The last 20 years have witnessed a significant increase in the number of Americans who had contact with the criminal justice system, and correspondingly, a significant increase in the number of people with criminal records in the working-age population. In fact, according to the Bureau of Justice Statistics, if incarceration rates do not decrease, approximately 6.6% of all persons born in the United States in 2001 will serve time in state or federal prison during their lifetimes, with arrest and incarceration rates particularly high for African-American and Hispanic men. As a result, employers have increasingly been forced to deal with consideration of arrest and convictions records when making hiring and other employment decisions.

Federal court decisions and guidance from government agencies have established that an employer’s consideration of arrest and conviction records can constitute a violation of Title VII of the Civil Rights Act of 1964, as amended, in two circumstances:

  1. An employer is liable for violating Title VII when an individual demonstrates that the employer treated the individual differently because of the individual’s race, national origin, or another protected basis. For example, an employer may be subject to disparate treatment liability under Title VII where the evidence shows that a covered employer rejected an African-American applicant based on his criminal record, but hired a similarly situated white applicant with a comparable criminal record.
  2. An employer violates Title VII where the evidence shows that a covered employer’s criminal record screening policy or practice disproportionately screens out a group protected by Title VII, and the employer does not demonstrate that the policy or practice is job-related for the positions in question and consistent with business necessity.

On April 26, 2012, the Equal Employment Opportunity Commission (EEOC) issued its much anticipated Enforcement Guidance on the Consideration of Arrest and Conviction Records in Employment Decisions Under Title VII of the Civil Rights Act of 1964 (The Guidance), building on longstanding court decisions and policy documents that have been issued over the past 20 years. The Guidance focuses on employment discrimination based on race and national origin, and the differences between arrest and conviction records.

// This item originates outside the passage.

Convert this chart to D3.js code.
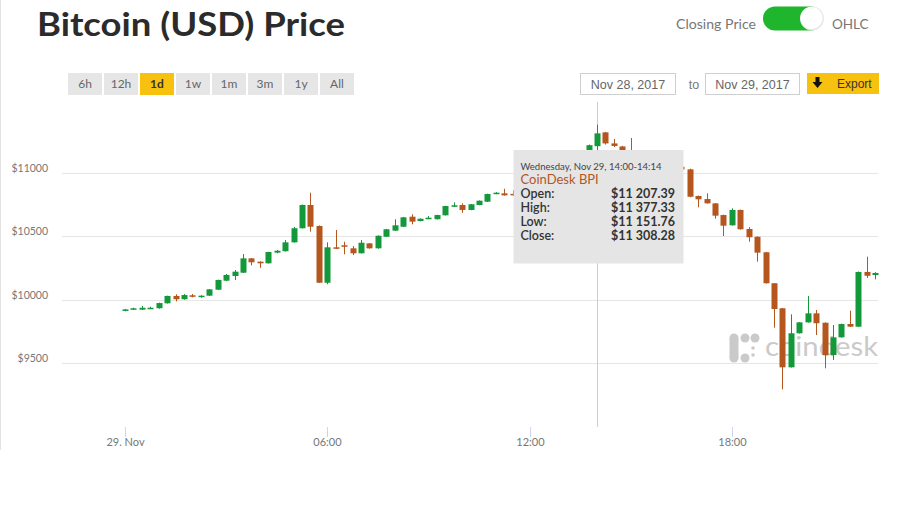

The EEOC takes the position that an arrest does not establish that criminal conduct has occurred, and an exclusion based on an arrest, in itself, is not job-related and consistent with business necessity. An employer may make an employment decision based on the conduct underlying an arrest, however, if the conduct makes the individual unfit for the position in question. In contrast, a conviction record will usually serve as sufficient evidence that a person engaged in the particular conduct that lead to the conviction. In certain circumstances, however, there may be reasons for an employer not to rely on the conviction record alone when making an employment decision.

The EEOC also identifies two circumstances in which it believes employers will consistently meet the “job-related and consistent with business necessity” defense: (1) when the employer validates the criminal conduct exclusion for the position in question in light of the Uniform Guidelines on Employee Selection Procedures (if there is data or analysis about criminal conduct as related to subsequent work performance or behaviors); and (2) where the employer develops a targeted screening program that considers at least the nature of the crime, the time elapsed since the crime, and the nature of the job to be performed. The employer’s policy must provide an opportunity for an individualized assessment for those people identified by the screen, to determine if the screening policy, as applied, is job-related and consistent with business necessity.

The Guidance concludes with the EEOC’s adoption of “best practices for employers” that are considering criminal record information when making employment decisions:

  • Eliminate policies or practices that exclude people from employment based on any criminal record. 
  • Train managers, hiring officials, and decision-makers about Title VII and its prohibition on employment discrimination. 
  • Develop a narrowly tailored written policy and procedure for screening applicants and employees for criminal conduct. 
  • Identify essential job requirements and the actual circumstances under which the jobs are performed. 
  • Determine the specific offenses that may demonstrate unfitness for performing such jobs based on all available evidence. 
  • Determine the duration of exclusions for criminal conduct based on all available evidence, including an individualized assessment. 
  • Record the justification for the policy and procedures. 
  • Note and keep a record of consultations and research considered in crafting the policy and procedures. 
  • Train managers, hiring officials, and decision-makers on how to implement the policy and procedures consistent with Title VII. 
  • When asking questions about criminal records, limit inquiries to records for which exclusion would be job-related for the position in question and consistent with business necessity. 
  • Keep information about applicants’ and employees’ criminal records confidential. Only use it for the purpose for which it was intended.

Employers will likely see job applicants with criminal backgrounds, whether related to an arrest or conviction. Employers should conform their hiring practices to adhere to the Guidance issued by the EEOC to better ensure that such practices do not run afoul of Title VII.